The Maldives' departure from the Commonwealth is regrettable and disappointing, Boris Johnson said as he pledged to keep working with the troubled the nation.
When the Maldivian government announced its departure on Thursday it claimed the country had been "unfairly and unjustly" treated by the global body.
The Commonwealth was due to consider sanctions - including suspension - against the nation after its "lack of progress" on a raft of democratic reforms.
The Foreign Secretary said work had to be done to ensure the stability of the islands, which have been in political turmoil since its first democratically elected leader resigned four years ago.
"The UK is disappointed that the Maldives government has decided to withdraw from the Commonwealth," Mr Johnson said in a statement.
"We believe in the Commonwealth and its commitment to improving the lives of people across all its member states. The Commonwealth is an organisation dedicated to developing free and democratic societies, and to promoting peace and prosperity. And we regret that the Maldives has chosen to leave.
"We will continue to work with the Maldives government to help strengthen democracy, particularly freedom of speech and the media and independence of the judiciary.
"The stability of the country must be central to what happens next."
The Maldives' former president, Mohamed Nasheed, quit his post in 2012 and claims he was deposed at gunpoint.
The authorities in the Maldives have since been accused of a string of political and democratic violations.
The prime minister at the time, David Cameron, urged leaders at last year's biennial Commonwealth Heads of Government Meeting to toughen up their approach over the "unacceptable" actions of the nation's administration.
In its resignation statement the Maldives hit back, accusing the Commonwealth of trying to become an "active participant in the domestic political discourse" of the country and using it as an "easy object" to increase its global political standing.
Commonwealth secretary-general Baroness Scotland said she and the family of nations were saddened and disappointed by the decision but hoped the move would be only a "temporary separation".
She said: "The Commonwealth family at large - its member governments and its peoples worldwide - will share my sadness and disappointment at this decision.
"The Commonwealth Charter reflects the commitment of our member states to democracy and human rights, development and growth, and diversity.
"We will continue to champion these values and to support all member states, especially small and developing states, in upholding and advancing these practically for the enduring benefit of their citizens.

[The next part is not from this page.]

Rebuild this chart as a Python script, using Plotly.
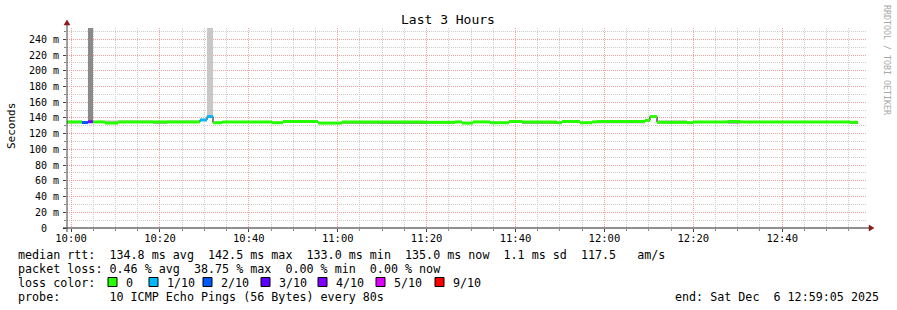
import plotly.graph_objects as go
from datetime import datetime

DAY = "2025-12-06"
T_START = "09:59:05"
T_END = "12:59:05"

# median rtt segments (step line), loss in tenths, smoke band per segment
seg_start = ["09:59:05", "10:02:27", "10:03:48", "10:04:56", "10:07:38", "10:10:33",
             "10:18:26", "10:21:35", "10:29:00", "10:30:35", "10:31:56", "10:34:00",
             "10:45:12", "10:47:41", "10:55:33", "11:00:57", "11:09:03", "11:19:38",
             "11:26:23", "11:27:57", "11:30:26", "11:34:15", "11:38:32", "11:41:27",
             "11:49:20", "11:50:27", "11:54:30", "11:57:12", "11:58:20", "12:09:08",
             "12:10:15", "12:11:50", "12:18:35", "12:19:56", "12:27:48", "12:30:30",
             "12:55:15"]
data_end = "12:57:03"
seg_rtt = [135.0, 134.2, 135.2, 135.0, 133.6, 135.0,
           135.0, 135.0, 137.5, 141.8, 134.0, 135.0,
           134.0, 135.5, 133.5, 135.0, 135.0, 134.5,
           135.0, 133.5, 135.0, 134.0, 135.5, 135.0,
           134.0, 135.5, 134.0, 135.0, 135.5, 137.0,
           141.8, 134.5, 134.0, 135.0, 135.5, 135.0,
           134.5]
seg_loss = [0, 2, 4, 0, 0, 0,
            0, 0, 1, 1, 0, 0,
            0, 0, 0, 0, 0, 0,
            0, 0, 0, 0, 0, 0,
            0, 0, 0, 0, 0, 0,
            0, 0, 0, 0, 0, 0,
            0]
smoke_lo = [133.2, 133.4, 135.5, 134.0, 132.6, 134.0,
            132.8, 134.0, 136.2, 141.0, 132.8, 134.0,
            132.6, 133.6, 132.6, 132.8, 133.6, 132.8,
            134.0, 132.6, 134.0, 133.0, 134.2, 132.8,
            133.0, 134.2, 133.0, 134.0, 133.2, 136.0,
            141.0, 133.0, 133.0, 133.6, 132.8, 134.0,
            133.2]
smoke_hi = [135.8, 135.0, 300.0, 135.8, 137.0, 137.2,
            135.8, 137.0, 138.5, 300.0, 135.5, 136.0,
            135.0, 136.2, 134.6, 136.0, 136.0, 135.5,
            136.0, 134.6, 136.0, 135.0, 136.4, 136.0,
            135.0, 136.4, 135.0, 136.0, 136.4, 138.0,
            142.6, 136.6, 135.0, 136.2, 137.2, 136.2,
            135.5]
smoke_shade = ["dark", "light", "dark", "light", "light", "light",
               "dark", "light", "light", "light", "light", "light",
               "light", "dark", "light", "dark", "dark", "dark",
               "light", "dark", "light", "light", "light", "dark",
               "light", "light", "light", "light", "dark", "light",
               "light", "dark", "light", "light", "dark", "light",
               "dark"]

loss_levels = [0, 1, 2, 3, 4, 5, 9]
loss_colors = ["#26ff00", "#00b8ff", "#0059ff", "#5e00ff", "#7e00ff", "#dd00ff", "#ff0000"]
loss_labels = ["0", "1/10", "2/10", "3/10", "4/10", "5/10", "9/10"]

y_tickvals = [0, 20, 40, 60, 80, 100, 120, 140, 160, 180, 200, 220, 240]
y_ticktext = ["0\u00a0\u00a0", "20 m", "40 m", "60 m", "80 m", "100 m", "120 m", "140 m",
              "160 m", "180 m", "200 m", "220 m", "240 m"]
Y_MAX = 254.5

line1 = "median rtt:  134.8 ms avg  142.5 ms max  133.0 ms min  135.0 ms now  1.1 ms sd  117.5   am/s"
line2 = "packet loss: 0.46 % avg  38.75 % max  0.00 % min  0.00 % now"
line3 = "loss color:"
line4 = "probe:       10 ICMP Echo Pings (56 Bytes) every 80s"
end_text = "end: Sat Dec  6 12:59:05 2025"
title_text = "Last 3 Hours"
ylabel_text = "Seconds"
side_text = "RRDTOOL / TOBI OETIKER"

# ---------------------------------------------------------------
W, H = 897, 310
L, R, T, B = 67, 30, 28, 82
PW, PH = W - L - R, H - T - B
MONO = "DejaVu Sans Mono"


def dt(s):
    return datetime.fromisoformat(f"{DAY} {s}")


def px(x):
    return (x - L) / PW


def py(y):
    return (H - B - y) / PH


starts = [dt(s) for s in seg_start]
ends = starts[1:] + [dt(data_end)]

fig = go.Figure()

# smoke
for shade, col in [("light", "#c8c8c8"), ("dark", "#8a8a8a")]:
    xs, ys, bs, ws = [], [], [], []
    for s, e, lo, hi, sh in zip(starts, ends, smoke_lo, smoke_hi, smoke_shade):
        if sh != shade:
            continue
        xs.append(s + (e - s) / 2)
        ys.append(hi - lo)
        bs.append(lo)
        ws.append((e - s).total_seconds() * 1000)
    fig.add_trace(go.Bar(x=xs, y=ys, base=bs, width=ws, marker=dict(color=col, line=dict(width=0)),
                         hoverinfo="skip"))

# thin black step under the coloured median
fig.add_trace(go.Scatter(x=starts + [ends[-1]], y=seg_rtt + [seg_rtt[-1]], mode="lines",
                         line=dict(color="#000000", width=1, shape="hv"), hoverinfo="skip"))


def loss_color(v):
    best = min(range(len(loss_levels)), key=lambda i: abs(loss_levels[i] - v))
    return loss_colors[best]


for lvl, col in zip(loss_levels, loss_colors):
    xs, ys = [], []
    for s, e, v, lo in zip(starts, ends, seg_rtt, seg_loss):
        if loss_color(lo) != col:
            continue
        xs += [s, e, None]
        ys += [v, v, None]
    if xs:
        fig.add_trace(go.Scatter(x=xs, y=ys, mode="lines", line=dict(color=col, width=3),
                                 hoverinfo="skip", connectgaps=False))

MAJ_GRID = "#f2a0a0"
MIN_GRID = "#cccccc"
DASH = "1px,1px"

fig.update_layout(
    width=W, height=H, margin=dict(l=L, r=R, t=T, b=B, autoexpand=False),
    paper_bgcolor="white", plot_bgcolor="white", showlegend=False, barmode="overlay",
    font=dict(family=MONO, color="#000000"),
    xaxis=dict(type="date", range=[dt(T_START), dt(T_END)], automargin=False,
               tickformat="%H:%M", dtick=1200000, tick0=f"{DAY} 10:00:00",
               showgrid=True, gridcolor=MAJ_GRID, griddash=DASH, gridwidth=1,
               ticks="outside", ticklen=3, tickcolor="#444444", ticklabelstandoff=-3,
               tickfont=dict(family=MONO, size=10.5, color="#000000"),
               minor=dict(dtick=300000, tick0=f"{DAY} 10:00:00", showgrid=True,
                          gridcolor=MIN_GRID, griddash=DASH, ticks="outside", ticklen=2,
                          tickcolor="#888888"),
               showline=False, zeroline=False, fixedrange=True),
    yaxis=dict(range=[0, Y_MAX], automargin=False, tickvals=y_tickvals, ticktext=y_ticktext,
               showgrid=True, gridcolor=MAJ_GRID, griddash=DASH, gridwidth=1,
               ticks="outside", ticklen=3, tickcolor="#444444", ticklabelstandoff=2,
               tickfont=dict(family=MONO, size=10, color="#000000"),
               minor=dict(dtick=10, tick0=0, showgrid=True, gridcolor=MIN_GRID, griddash=DASH,
                          ticks="outside", ticklen=2, tickcolor="#888888"),
               showline=False, zeroline=False, fixedrange=True),
)

shapes = []
# axis lines
shapes.append(dict(type="line", xref="paper", yref="paper", x0=px(63), x1=px(869),
                   y0=0, y1=0, line=dict(color="#202020", width=1), layer="above"))
shapes.append(dict(type="line", xref="paper", yref="paper", x0=0, x1=0,
                   y0=py(232), y1=py(24), line=dict(color="#404040", width=1), layer="above"))
# arrows
ARROW = "#8b1a1a"
shapes.append(dict(type="path", xref="paper", yref="paper",
                   path=f"M {px(869)} {py(225)} L {px(874)} {py(228)} L {px(869)} {py(231)} Z",
                   fillcolor=ARROW, line=dict(color=ARROW, width=0.5), layer="above"))
shapes.append(dict(type="path", xref="paper", yref="paper",
                   path=f"M {px(64)} {py(25)} L {px(67)} {py(20)} L {px(70)} {py(25)} Z",
                   fillcolor=ARROW, line=dict(color=ARROW, width=0.5), layer="above"))

annotations = []


def text(x, y, s, size=11.7, color="#000000", xanchor="left", angle=0):
    annotations.append(dict(xref="paper", yref="paper", x=px(x), y=py(y), text=s,
                            showarrow=False, xanchor=xanchor, yanchor="middle",
                            textangle=angle, font=dict(family=MONO, size=size, color=color)))


text(448, 19, title_text, size=13, xanchor="center")
text(11, 126, ylabel_text, size=11, xanchor="center", angle=-90)
text(887, 60, side_text, size=8.3, color="#a8a8a8", xanchor="center", angle=90)
text(16, 255, line1)
text(16, 269, line2)
text(16, 283, line3)
text(16, 297, line4)
text(881, 297, end_text, xanchor="right")

box_x = [108, 149, 203, 261, 318, 376, 435]
for bx, col, lab in zip(box_x, loss_colors, loss_labels):
    shapes.append(dict(type="rect", xref="paper", yref="paper", x0=px(bx), x1=px(bx + 9),
                       y0=py(286.5), y1=py(277.5), fillcolor=col,
                       line=dict(color="#000000", width=1)))
    text(bx + 15.5, 283, lab)

fig.update_layout(shapes=shapes, annotations=annotations)
fig.write_html("out.html")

"Therefore, we hope that this will be a temporary separation and that Maldives will feel able to return to the Commonwealth family and all that it represents in due course."
The Commonwealth Ministerial Action Group, which deals with persistent and serious violators of the Commonwealth's shared principles, had been monitoring the Maldives' progress on reforms.
At its last meeting a few weeks ago, the group highlighted the lack of progress in areas like the prompt release of political leaders and misuse of anti-terrorism legislation.
It said that in the "absence of substantive progress across the priority areas" it would consider its options, including suspension from the Councils of the Commonwealth, at its next meeting in March.
In a statement the Maldives ministry of foreign affairs said: "The government of Maldives has decided today to leave the Commonwealth. The decision to leave the Commonwealth was difficult, but inevitable."
It added: "The Commonwealth has sought to take punitive actions against the Maldives since 2012 after the then president of Maldives resigned, and transfer of power took place as per the procedures set out in the constitution."
The statement said that since the change of leader the Commonwealth Ministerial Action Group and the Commonwealth Secretariat "have treated the Maldives unjustly and unfairly".
"The Commonwealth has sought to become an active participant in the domestic political discourse in the Maldives, which is contrary to the principles of the charters of the UN and the Commonwealth.
"The CMAG and the Commonwealth Secretariat seem to be convinced that the Maldives, because of the high and favourable reputation that the country enjoys internationally, and also perhaps because it is a small state that lacks material power, would be an easy object that can be used, especially in the name of democracy promotion, to increase the organisation's own relevance and leverage in international politics."